>>>

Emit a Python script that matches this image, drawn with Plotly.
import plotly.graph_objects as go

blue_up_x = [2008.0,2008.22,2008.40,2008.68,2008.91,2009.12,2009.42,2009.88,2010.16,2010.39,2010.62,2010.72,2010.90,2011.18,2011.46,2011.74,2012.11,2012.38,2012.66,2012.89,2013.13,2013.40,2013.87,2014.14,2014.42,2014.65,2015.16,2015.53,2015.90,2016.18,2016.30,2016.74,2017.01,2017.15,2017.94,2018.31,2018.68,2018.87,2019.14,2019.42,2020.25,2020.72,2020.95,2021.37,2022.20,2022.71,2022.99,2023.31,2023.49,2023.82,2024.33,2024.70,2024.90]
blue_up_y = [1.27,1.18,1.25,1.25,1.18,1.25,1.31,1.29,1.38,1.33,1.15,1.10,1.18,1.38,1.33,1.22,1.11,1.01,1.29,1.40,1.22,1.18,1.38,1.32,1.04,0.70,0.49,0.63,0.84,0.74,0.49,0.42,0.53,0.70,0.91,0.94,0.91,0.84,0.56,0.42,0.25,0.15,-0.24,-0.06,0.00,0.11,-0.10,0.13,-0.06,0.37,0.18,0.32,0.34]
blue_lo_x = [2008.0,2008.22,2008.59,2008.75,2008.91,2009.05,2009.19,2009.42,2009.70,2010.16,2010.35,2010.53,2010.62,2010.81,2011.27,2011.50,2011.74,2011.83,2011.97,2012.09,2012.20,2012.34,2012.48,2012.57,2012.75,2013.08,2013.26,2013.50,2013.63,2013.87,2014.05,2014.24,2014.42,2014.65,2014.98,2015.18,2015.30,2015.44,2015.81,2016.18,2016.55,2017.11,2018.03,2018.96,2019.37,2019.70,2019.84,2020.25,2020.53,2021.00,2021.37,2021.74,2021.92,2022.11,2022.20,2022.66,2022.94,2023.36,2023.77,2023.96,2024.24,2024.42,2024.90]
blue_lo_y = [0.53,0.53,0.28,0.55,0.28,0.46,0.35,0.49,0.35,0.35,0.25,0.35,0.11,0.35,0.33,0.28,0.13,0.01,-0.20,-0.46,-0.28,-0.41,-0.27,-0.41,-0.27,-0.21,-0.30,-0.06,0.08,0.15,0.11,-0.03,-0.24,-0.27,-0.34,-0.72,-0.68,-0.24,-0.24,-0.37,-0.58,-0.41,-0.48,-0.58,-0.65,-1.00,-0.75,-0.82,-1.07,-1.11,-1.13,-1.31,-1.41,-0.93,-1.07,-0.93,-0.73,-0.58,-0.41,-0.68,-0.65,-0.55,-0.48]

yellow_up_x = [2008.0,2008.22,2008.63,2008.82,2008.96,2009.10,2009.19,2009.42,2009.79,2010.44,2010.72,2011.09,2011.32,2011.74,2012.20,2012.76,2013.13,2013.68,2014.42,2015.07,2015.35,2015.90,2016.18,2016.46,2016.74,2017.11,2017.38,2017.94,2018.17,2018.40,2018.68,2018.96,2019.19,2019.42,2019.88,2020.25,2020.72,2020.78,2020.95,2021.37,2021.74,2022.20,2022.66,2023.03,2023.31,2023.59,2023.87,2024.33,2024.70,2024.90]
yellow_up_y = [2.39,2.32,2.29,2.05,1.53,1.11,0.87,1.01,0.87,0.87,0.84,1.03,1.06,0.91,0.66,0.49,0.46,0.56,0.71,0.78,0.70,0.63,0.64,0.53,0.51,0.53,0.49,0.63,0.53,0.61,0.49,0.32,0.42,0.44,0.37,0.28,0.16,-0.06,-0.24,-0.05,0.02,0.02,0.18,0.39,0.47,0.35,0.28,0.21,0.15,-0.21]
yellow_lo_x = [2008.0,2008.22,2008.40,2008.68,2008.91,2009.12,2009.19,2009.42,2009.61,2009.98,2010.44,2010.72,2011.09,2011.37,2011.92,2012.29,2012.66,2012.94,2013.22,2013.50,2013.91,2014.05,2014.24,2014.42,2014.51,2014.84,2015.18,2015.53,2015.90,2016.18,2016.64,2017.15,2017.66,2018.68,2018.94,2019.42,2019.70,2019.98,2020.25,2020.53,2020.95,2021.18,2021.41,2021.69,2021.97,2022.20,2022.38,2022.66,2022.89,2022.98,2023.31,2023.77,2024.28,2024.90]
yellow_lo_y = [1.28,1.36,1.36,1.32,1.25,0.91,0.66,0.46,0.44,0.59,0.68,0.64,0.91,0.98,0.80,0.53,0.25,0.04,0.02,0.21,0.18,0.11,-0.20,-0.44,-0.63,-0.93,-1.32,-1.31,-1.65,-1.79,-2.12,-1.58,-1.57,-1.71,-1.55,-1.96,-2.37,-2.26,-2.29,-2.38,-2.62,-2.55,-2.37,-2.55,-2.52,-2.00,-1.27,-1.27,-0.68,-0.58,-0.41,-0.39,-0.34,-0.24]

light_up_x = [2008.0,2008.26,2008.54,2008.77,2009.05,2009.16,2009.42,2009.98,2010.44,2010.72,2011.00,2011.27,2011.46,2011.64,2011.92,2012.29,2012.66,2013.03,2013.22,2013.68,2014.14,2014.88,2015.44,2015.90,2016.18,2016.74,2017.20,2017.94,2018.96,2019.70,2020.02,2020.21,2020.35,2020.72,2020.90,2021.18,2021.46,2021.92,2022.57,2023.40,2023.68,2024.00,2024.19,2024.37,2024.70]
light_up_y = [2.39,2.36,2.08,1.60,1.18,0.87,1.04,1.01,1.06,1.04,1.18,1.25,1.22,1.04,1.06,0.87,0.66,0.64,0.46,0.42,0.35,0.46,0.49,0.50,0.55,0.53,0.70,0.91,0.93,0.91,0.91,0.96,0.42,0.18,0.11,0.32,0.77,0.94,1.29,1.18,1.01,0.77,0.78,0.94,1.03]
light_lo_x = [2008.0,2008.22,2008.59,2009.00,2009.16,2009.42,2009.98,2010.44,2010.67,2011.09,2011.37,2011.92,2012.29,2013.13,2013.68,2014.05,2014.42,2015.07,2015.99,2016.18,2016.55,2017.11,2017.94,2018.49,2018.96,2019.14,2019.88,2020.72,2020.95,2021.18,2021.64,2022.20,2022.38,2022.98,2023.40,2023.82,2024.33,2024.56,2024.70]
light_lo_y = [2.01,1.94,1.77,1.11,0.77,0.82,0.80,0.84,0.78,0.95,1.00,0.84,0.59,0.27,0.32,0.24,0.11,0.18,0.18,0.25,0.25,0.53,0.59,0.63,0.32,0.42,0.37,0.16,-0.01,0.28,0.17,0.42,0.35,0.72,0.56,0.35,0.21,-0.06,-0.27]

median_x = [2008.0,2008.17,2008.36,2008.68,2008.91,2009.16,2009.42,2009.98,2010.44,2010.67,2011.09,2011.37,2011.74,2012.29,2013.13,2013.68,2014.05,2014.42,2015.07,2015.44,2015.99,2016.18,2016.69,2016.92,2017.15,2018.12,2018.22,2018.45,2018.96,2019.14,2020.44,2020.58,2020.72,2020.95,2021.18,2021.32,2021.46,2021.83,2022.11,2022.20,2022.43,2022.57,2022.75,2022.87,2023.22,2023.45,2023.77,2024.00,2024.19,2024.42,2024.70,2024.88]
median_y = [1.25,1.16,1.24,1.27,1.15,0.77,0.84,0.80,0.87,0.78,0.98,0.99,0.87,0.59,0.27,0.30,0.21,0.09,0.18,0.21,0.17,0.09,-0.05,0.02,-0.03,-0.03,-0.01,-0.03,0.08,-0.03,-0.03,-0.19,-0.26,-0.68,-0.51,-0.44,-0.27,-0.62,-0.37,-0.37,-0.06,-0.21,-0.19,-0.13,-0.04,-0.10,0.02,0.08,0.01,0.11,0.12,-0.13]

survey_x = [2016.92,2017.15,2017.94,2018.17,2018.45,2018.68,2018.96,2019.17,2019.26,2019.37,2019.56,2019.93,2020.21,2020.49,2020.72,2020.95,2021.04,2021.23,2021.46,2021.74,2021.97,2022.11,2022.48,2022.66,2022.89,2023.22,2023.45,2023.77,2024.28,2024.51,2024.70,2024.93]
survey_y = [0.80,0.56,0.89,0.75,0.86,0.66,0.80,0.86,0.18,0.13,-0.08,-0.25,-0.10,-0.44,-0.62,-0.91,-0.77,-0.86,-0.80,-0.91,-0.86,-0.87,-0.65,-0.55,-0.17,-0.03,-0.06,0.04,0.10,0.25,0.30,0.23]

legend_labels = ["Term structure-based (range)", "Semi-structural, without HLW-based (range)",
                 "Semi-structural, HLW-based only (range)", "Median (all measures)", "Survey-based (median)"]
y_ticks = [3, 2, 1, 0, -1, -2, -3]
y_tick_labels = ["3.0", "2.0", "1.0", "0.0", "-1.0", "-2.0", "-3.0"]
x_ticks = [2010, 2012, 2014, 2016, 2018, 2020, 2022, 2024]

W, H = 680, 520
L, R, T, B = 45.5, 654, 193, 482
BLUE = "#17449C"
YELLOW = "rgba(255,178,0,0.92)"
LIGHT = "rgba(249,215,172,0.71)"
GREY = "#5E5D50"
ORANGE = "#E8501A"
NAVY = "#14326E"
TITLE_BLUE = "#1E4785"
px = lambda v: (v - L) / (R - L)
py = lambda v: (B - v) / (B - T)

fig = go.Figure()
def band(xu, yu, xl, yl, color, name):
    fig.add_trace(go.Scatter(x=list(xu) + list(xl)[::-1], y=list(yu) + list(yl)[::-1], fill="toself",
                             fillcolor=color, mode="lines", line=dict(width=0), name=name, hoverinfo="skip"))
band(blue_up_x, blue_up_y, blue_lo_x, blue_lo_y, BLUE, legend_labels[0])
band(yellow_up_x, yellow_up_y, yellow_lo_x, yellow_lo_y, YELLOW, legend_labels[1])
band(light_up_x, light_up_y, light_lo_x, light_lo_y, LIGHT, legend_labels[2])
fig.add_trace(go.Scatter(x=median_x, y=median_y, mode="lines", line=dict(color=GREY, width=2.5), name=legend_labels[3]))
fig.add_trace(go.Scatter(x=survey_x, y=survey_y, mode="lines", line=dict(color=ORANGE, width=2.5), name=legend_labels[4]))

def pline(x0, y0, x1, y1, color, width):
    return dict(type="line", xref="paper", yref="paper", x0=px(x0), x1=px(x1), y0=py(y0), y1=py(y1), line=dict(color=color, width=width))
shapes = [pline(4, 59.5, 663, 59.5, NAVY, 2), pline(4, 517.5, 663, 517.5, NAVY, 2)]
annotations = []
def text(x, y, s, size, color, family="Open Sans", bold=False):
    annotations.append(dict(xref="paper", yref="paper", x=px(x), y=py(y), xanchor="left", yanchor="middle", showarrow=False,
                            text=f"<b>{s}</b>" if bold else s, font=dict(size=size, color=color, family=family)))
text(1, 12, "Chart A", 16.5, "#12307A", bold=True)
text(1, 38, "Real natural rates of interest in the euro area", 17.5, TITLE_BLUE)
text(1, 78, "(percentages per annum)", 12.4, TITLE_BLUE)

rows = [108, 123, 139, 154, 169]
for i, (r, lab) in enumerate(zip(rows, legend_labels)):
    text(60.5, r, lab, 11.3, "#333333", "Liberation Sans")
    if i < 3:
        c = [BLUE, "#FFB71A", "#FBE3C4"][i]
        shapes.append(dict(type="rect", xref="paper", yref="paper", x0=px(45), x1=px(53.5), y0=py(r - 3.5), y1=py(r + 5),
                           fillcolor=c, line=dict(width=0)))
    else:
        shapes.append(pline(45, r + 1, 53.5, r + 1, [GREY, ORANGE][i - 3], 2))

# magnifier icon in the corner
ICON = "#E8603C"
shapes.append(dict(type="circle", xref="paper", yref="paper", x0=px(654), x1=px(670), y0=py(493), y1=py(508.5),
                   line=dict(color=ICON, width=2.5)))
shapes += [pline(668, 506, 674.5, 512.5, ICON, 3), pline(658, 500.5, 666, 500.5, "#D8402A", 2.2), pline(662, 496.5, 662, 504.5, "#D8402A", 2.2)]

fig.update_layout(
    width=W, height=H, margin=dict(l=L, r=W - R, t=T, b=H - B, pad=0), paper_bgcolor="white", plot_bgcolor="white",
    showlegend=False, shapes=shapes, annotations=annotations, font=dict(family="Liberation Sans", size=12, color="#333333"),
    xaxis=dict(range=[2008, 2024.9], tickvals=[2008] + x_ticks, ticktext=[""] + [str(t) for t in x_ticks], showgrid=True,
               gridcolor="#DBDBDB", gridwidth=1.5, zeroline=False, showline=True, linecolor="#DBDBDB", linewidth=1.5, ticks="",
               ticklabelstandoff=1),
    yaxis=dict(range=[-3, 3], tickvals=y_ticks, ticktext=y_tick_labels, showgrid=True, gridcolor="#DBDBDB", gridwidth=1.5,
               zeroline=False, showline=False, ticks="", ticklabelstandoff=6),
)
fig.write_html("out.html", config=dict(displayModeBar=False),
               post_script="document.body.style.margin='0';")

<<<

◆ **WORK REQUIRED**: Copy out the listing above, line by line and exactly, from its first line to the line holding "import plotly.graph_objects as go", inclusive.

◆ **THE SOLUTION**:
Emit a Python script that matches this image, drawn with Plotly.
import plotly.graph_objects as go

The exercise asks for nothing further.